• **Given material**:
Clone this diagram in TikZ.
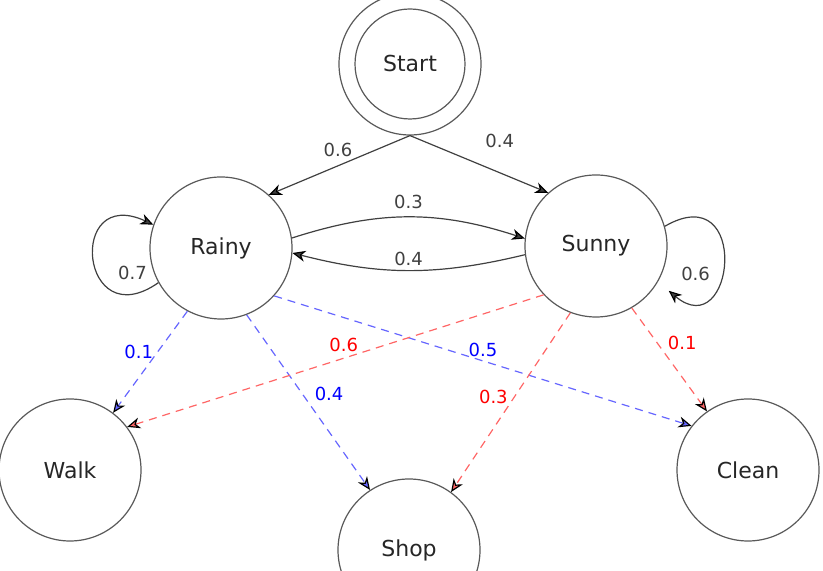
\documentclass[tikz,border=0pt]{standalone}
\usepackage{fontspec}
\setmainfont{DejaVu Sans}
\usetikzlibrary{arrows.meta}

\begin{document}
\begin{tikzpicture}[x=0.5pt, y=0.5pt, line width=0.6pt,
  >={Stealth[length=6.5pt, width=5.5pt, inset=2pt, color=black]},
  lbl/.style={font=\fontsize{9}{10}\selectfont, inner sep=2pt},
  rainyemit/.style={blue!60, dash pattern=on 4pt off 3pt},
  sunnyemit/.style={red!60, dash pattern=on 4pt off 3pt}]

\useasboundingbox (0,0) rectangle (823,571);

\begin{scope}[circle, draw=black!65, text=black!85, minimum size=71pt, inner sep=0pt, font=\fontsize{11}{13}\selectfont]
  \node[draw] (startout) at (410,507) {};
  \node[draw, minimum size=55pt] (start) at (410,507) {Start};
  \node[draw] (rainy) at (221,323) {Rainy};
  \node[draw] (sunny) at (596,325) {Sunny};
  \node[draw] (walk) at (70,101) {Walk};
  \node[draw] (shop) at (409,21) {Shop};
  \node[draw] (clean) at (748,101) {Clean};
\end{scope}

\path[->, black!75]
  (startout.south) edge node[lbl, pos=0.51, above=2pt] {0.6} (rainy.48)
  (startout.south) edge node[lbl, pos=0.65, above=10pt] {0.4} (sunny.132)
  (rainy.8) edge[bend left=18] node[lbl, above=2pt] {0.3} (sunny.174)
  (sunny.187) edge[bend left=14] node[lbl, above] {0.4} (rainy.-4)
  (rainy.209) edge[out=215, in=155, distance=48pt] node[lbl, pos=0.18, above=5pt, xshift=5pt] {0.7} (rainy.161)
  (sunny.16) edge[out=30, in=-40, distance=50pt, shorten >=7pt] node[lbl, pos=0.75, above=4pt, xshift=-4pt] {0.6} (sunny.-30);

\path[->, rainyemit]
  (rainy.242) edge node[lbl, text=blue, pos=0.4, left] {0.1} (walk.53)
  (rainy.-69) edge node[lbl, text=blue, pos=0.45, right=4pt] {0.4} (shop.123)
  (rainy.-42) edge node[lbl, text=blue, pos=0.5, above] {0.5} (clean.142);

\path[->, sunnyemit]
  (sunny.223) edge node[lbl, text=red, pos=0.48, above=1pt] {0.6} (walk.37)
  (sunny.249) edge node[lbl, text=red, pos=0.47, left=1pt] {0.3} (shop.54)
  (sunny.-60) edge node[lbl, text=red, pos=0.34, right=3pt] {0.1} (clean.125);

\end{tikzpicture}
\end{document}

• **Written exercise**:
Return all of the data exactly as written, and drop the pictures.

• **Finished task**:
Clone this diagram in TikZ.
\documentclass[tikz,border=0pt]{standalone}
\usepackage{fontspec}
\setmainfont{DejaVu Sans}
\usetikzlibrary{arrows.meta}

\begin{document}
\begin{tikzpicture}[x=0.5pt, y=0.5pt, line width=0.6pt,
  >={Stealth[length=6.5pt, width=5.5pt, inset=2pt, color=black]},
  lbl/.style={font=\fontsize{9}{10}\selectfont, inner sep=2pt},
  rainyemit/.style={blue!60, dash pattern=on 4pt off 3pt},
  sunnyemit/.style={red!60, dash pattern=on 4pt off 3pt}]

\useasboundingbox (0,0) rectangle (823,571);

\begin{scope}[circle, draw=black!65, text=black!85, minimum size=71pt, inner sep=0pt, font=\fontsize{11}{13}\selectfont]
  \node[draw] (startout) at (410,507) {};
  \node[draw, minimum size=55pt] (start) at (410,507) {Start};
  \node[draw] (rainy) at (221,323) {Rainy};
  \node[draw] (sunny) at (596,325) {Sunny};
  \node[draw] (walk) at (70,101) {Walk};
  \node[draw] (shop) at (409,21) {Shop};
  \node[draw] (clean) at (748,101) {Clean};
\end{scope}

\path[->, black!75]
  (startout.south) edge node[lbl, pos=0.51, above=2pt] {0.6} (rainy.48)
  (startout.south) edge node[lbl, pos=0.65, above=10pt] {0.4} (sunny.132)
  (rainy.8) edge[bend left=18] node[lbl, above=2pt] {0.3} (sunny.174)
  (sunny.187) edge[bend left=14] node[lbl, above] {0.4} (rainy.-4)
  (rainy.209) edge[out=215, in=155, distance=48pt] node[lbl, pos=0.18, above=5pt, xshift=5pt] {0.7} (rainy.161)
  (sunny.16) edge[out=30, in=-40, distance=50pt, shorten >=7pt] node[lbl, pos=0.75, above=4pt, xshift=-4pt] {0.6} (sunny.-30);

\path[->, rainyemit]
  (rainy.242) edge node[lbl, text=blue, pos=0.4, left] {0.1} (walk.53)
  (rainy.-69) edge node[lbl, text=blue, pos=0.45, right=4pt] {0.4} (shop.123)
  (rainy.-42) edge node[lbl, text=blue, pos=0.5, above] {0.5} (clean.142);

\path[->, sunnyemit]
  (sunny.223) edge node[lbl, text=red, pos=0.48, above=1pt] {0.6} (walk.37)
  (sunny.249) edge node[lbl, text=red, pos=0.47, left=1pt] {0.3} (shop.54)
  (sunny.-60) edge node[lbl, text=red, pos=0.34, right=3pt] {0.1} (clean.125);

\end{tikzpicture}
\end{document}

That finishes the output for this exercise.